Título: Economistas alertam para risco de novo calote da dívida na Argentina
Autor: Figueiredo, Janaína
Fonte: O Globo, 14/06/2008, Economia, p. 30

Estudo mostra que endividamento é hoje de 67% do PIB, contra 54% em 2001

Janaína Figueiredo*

BUENOS AIRES, MONTEVIDÉU e LONDRES. Como se não bastassem os rumores sobre confisco de depósitos bancários - que levaram os correntistas argentinos a retirarem cerca de US$2 bilhões dos bancos nas últimas semanas -, economistas locais alertaram para o perigo de um novo calote da dívida pública argentina. Segundo relatório divulgado pelo Centro de Pesquisas de Mercados e Instituições Argentinas da escola de negócios Eseade, comandado pelos economistas Aldo Abram e Martín Krause, atualmente a dívida total do país (incluídos os bônus em poder de credores que não participaram da renegociação da dívida pública) alcança US$170 bilhões, o que representa 67% do Produto Interno Bruto (PIB, conjunto de bens e serviços produzidos) argentino. Em 2001, ano em que o país decretou o calote de sua dívida, esse percentual era de 54%.

Em meio ao conflito entre o governo de Cristina Kirchner e os produtores rurais, que começou em meados de março passado e parece longe de terminar, os economistas argentinos asseguraram que o principal problema do país é a falta de credibilidade interna e externa, provocada, basicamente, pelo estilo de governo.

- Não estamos à beira do calote, mas, se o país continuar neste caminho, o perigo existe. Nosso principal problema é a falta de credibilidade - disse ao GLOBO Abram, um dos autores de "Dívida e Inflação: Voltar ao Futuro".

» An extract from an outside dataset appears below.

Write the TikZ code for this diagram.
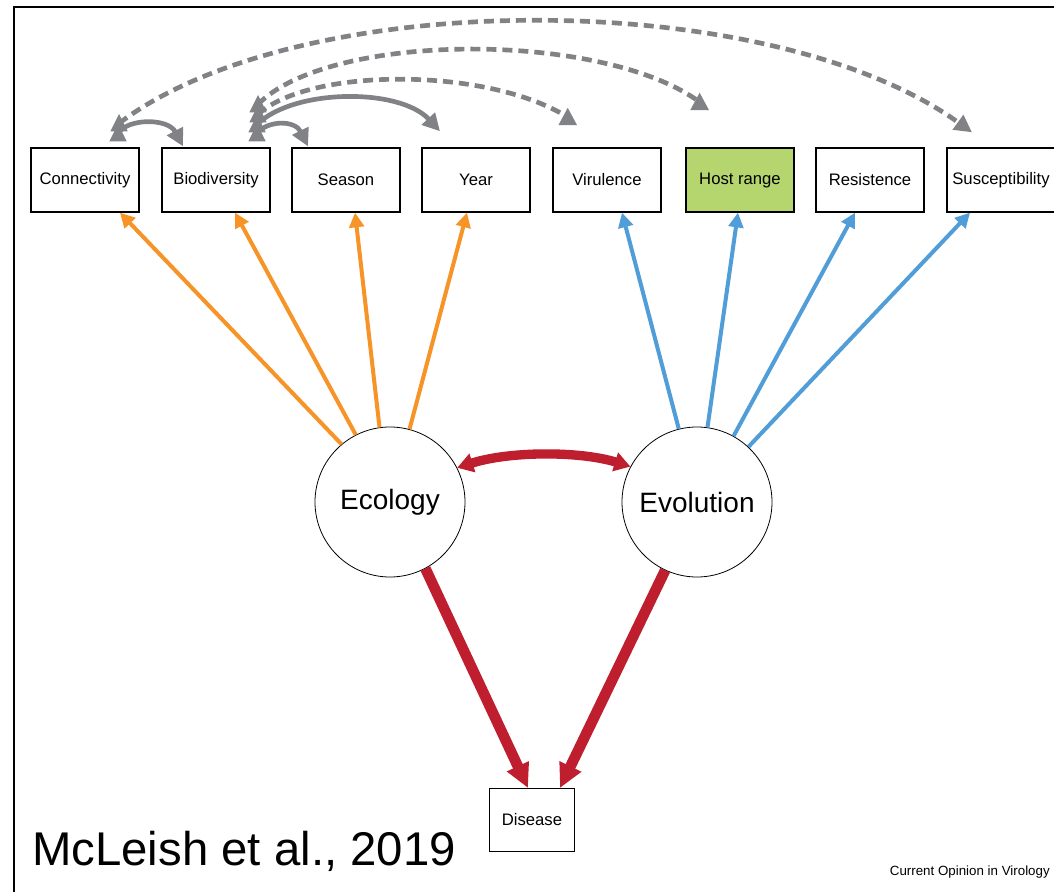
\documentclass[tikz,border=0pt]{standalone}
\usepackage{fontspec}
\setmainfont{Liberation Sans}
\usetikzlibrary{arrows.meta,calc,decorations.markings}
\definecolor{oran}{RGB}{247,148,40}
\definecolor{blu}{RGB}{80,157,215}
\definecolor{rd}{RGB}{190,30,45}
\definecolor{gry}{RGB}{128,130,133}
\definecolor{hostgreen}{RGB}{181,213,110}
\begin{document}
\begin{tikzpicture}[x=0.75pt,y=-0.75pt,
  box/.style={draw,line width=1pt,minimum width=81pt,minimum height=48pt,inner sep=0pt,font=\fontsize{12.5}{14}\selectfont},
  circ/.style={draw,circle,line width=0.6pt,minimum size=112.5pt,inner sep=0pt,font=\fontsize{21}{24}\selectfont},
  oarr/.style={draw=oran,line width=3pt,-{Triangle[length=11pt,width=11pt]}},
  barr/.style={oarr,draw=blu},
  rarr/.style={draw=rd,line width=8pt,-{Triangle[length=18pt,width=17pt]}},
  rdbl/.style={draw=rd,line width=7pt,{Triangle[length=12pt,width=14pt]}-{Triangle[length=12pt,width=14pt]}},
  gline/.style={draw=gry,line width=3.5pt},
  gtip/.style={-{Triangle[length=13pt,width=13pt]}},
  gdash/.style={dash pattern=on 7.5pt off 4.5pt},
  upstart/.style={postaction={decorate,decoration={markings,mark=at position 0 with {\pgftransformresetnontranslations\fill[gry] (-6.5pt,-6pt) -- (6.5pt,-6pt) -- (0pt,7pt) -- cycle;}}}},
  upend/.style={postaction={decorate,decoration={markings,mark=at position 0.999 with {\pgftransformresetnontranslations\fill[gry] (-7pt,-6pt) -- (7pt,-6pt) -- (0pt,7pt) -- cycle;}}}},
]
\useasboundingbox (0,0) rectangle (1054,892);
\fill[white] (0,0) rectangle (1054,892);
\draw[line width=1pt] (14,892) -- (14,7) -- (1054,7);

\node[box] (con) at (85,180) {Connectivity};
\node[box] (bio) at (216,180) {Biodiversity};
\node[box] (sea) at (346,180) {Season};
\node[box] (yea) at (476,180) {Year};
\node[box] (vir) at (607,180) {Virulence};
\node[box,fill=hostgreen] (hos) at (740,180) {Host range};
\node[box] (res) at (870,180) {Resistence};
\node[box] (sus) at (1001,180) {Susceptibility};
\node[circ] (eco) at (390,502) {Ecology};
\node[circ] (evo) at (697,502) {Evolution};
\node[box,minimum width=64pt,minimum height=47pt] (dis) at (532,820) {Disease};

% orange
\draw[oarr] (eco.130) -- ($(con.south)+(35,0)$);
\draw[oarr] (eco.117) -- ($(bio.south)+(19,0)$);
\draw[oarr] (eco.98) -- ($(sea.south)+(9,0)$);
\draw[oarr] (eco.75) -- ($(yea.south)+(-9,0)$);
% blue
\draw[barr] (evo.104) -- ($(vir.south)+(15,0)$);
\draw[barr] (evo.82) -- ($(hos.south)+(-2,0)$);
\draw[barr] (evo.61) -- ($(res.south)+(-15,0)$);
\draw[barr] (evo.47) -- ($(sus.south)+(-31,0)$);
% red
\draw[rarr] (eco.-62) -- ($(dis.north)+(-4,0)$);
\draw[rarr] (evo.-115) -- ($(dis.north)+(28,0)$);
\draw[rdbl] (eco.27) .. controls (510,451) and (580,451) .. (evo.152);

% gray
\draw[gline,gtip,upstart] ($(con.north)+(33,-14)$) .. controls (128,118) and (168,118) .. ($(bio.north)+(-33,-1)$);
\draw[gline,gdash,gtip,upstart] ($(con.north)+(34,-24)$) .. controls (300,-14) and (769,-14) .. ($(sus.north)+(-29,-15)$);
\draw[gline,gtip,upstart] ($(bio.north)+(41,-14)$) .. controls (268,120) and (295,120) .. ($(sea.north)+(-38,-1)$);
\draw[gline,gtip,upstart] ($(bio.north)+(41,-23)$) .. controls (295,88) and (400,88) .. ($(yea.north)+(-36,-16)$);
\draw[gline,gdash,upstart,upend] ($(bio.north)+(42,-33)$) .. controls (310,67) and (488,67) .. ($(vir.north)+(-39,-30)$);
\draw[gline,gdash,upstart,upend] ($(bio.north)+(42,-43)$) .. controls (330,31) and (604,31) .. ($(hos.north)+(-40,-45)$);

\node[anchor=base west,font=\fontsize{35.5}{40}\selectfont,inner sep=0pt] (cite) at (32,865) {McLeish et al., 2019};
\node[anchor=base east,font=\fontsize{10}{12}\selectfont,inner sep=0pt] (src) at (1050,875) {Current Opinion in Virology};
\end{tikzpicture}
\end{document}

"Argentinos vêem prepotência no governo"

Segundo o economista argentino, o país ainda está em condições de saldar suas necessidades de financiamento para este ano, de US$4 bilhões, e também no ano que vem, que está entre US$8 bilhões e US$10 bilhões. No entanto, explicou Abram, os conflitos da Casa Rosada com diferentes setores da economia argentina poderiam complicar seriamente o cenário financeiro do país:

- Hoje ainda podemos dizer que temos acesso ao mercado. Mas já está mais difícil do que no começo do ano.

O estilo de governo de Cristina Kirchner, similar ao de seu marido e antecessor, Néstor Kirchner (2003-2007), disse Abram, não ajuda a resolver os problemas do país.

- Dentro da Argentina, a confiança dos consumidores é cada vez menor, e no exterior os investidores estão cada vez mais desconfiados e menos dispostos a arriscar. Vamos supor que o governo consiga derrotar o campo e manter as retenções (tributos cobrados dos exportadores de grãos), o que todos pensarão é "quem será o próximo inimigo da Casa Rosada?" - afirmou.

Segundo Abram, "as pessoas votaram em Cristina cientes de que não veriam muitas mudanças no país, mas esperavam ao menos uma política mais firme de combate à inflação":

- O que os argentinos estão pedindo é mais diálogo, e o que vêem no governo é prepotência e um uso arbitrário do poder.

A iminência de um calote na Argentina repercutiu no Reino Unido. O estudo de Abram e Krause ganhou espaço no diário de negócios "Financial Times". O jornal ressaltou que muitos países desenvolvidos, como Itália e Japão, tem proporções de dívida/PIB mais elevadas, mas o custo maior para empréstimos da Argentina e seu histórico instável são agravantes. Segundo Abram, o problema não é o valor, o fato de o país não ter acesso a crédito.

Uruguai não vê sinais de crise no país vizinho

Já a revista "Economist" desta semana registrou a preocupação com a manipulação da inflação no país. Em maio o índice ficou em 0,6%, enquanto as previsões de analistas passavam de 1%. Para o ano, estima-se alta nos preços entre 25% e 30%, afirmou a revista.

Ainda assim, o presidente do Banco Central do Uruguai, Walter Cancela, disse ontem não acreditar que uma crise financeira na Argentina possa afetar seu país. Segundo a agência de notícias Ansa, ele descartou aperto na política monetária:

- Não estamos prevendo uma crise no sistema financeiro argentino, que está sólido. Não há nenhum indicador de situação parecida à de 2001.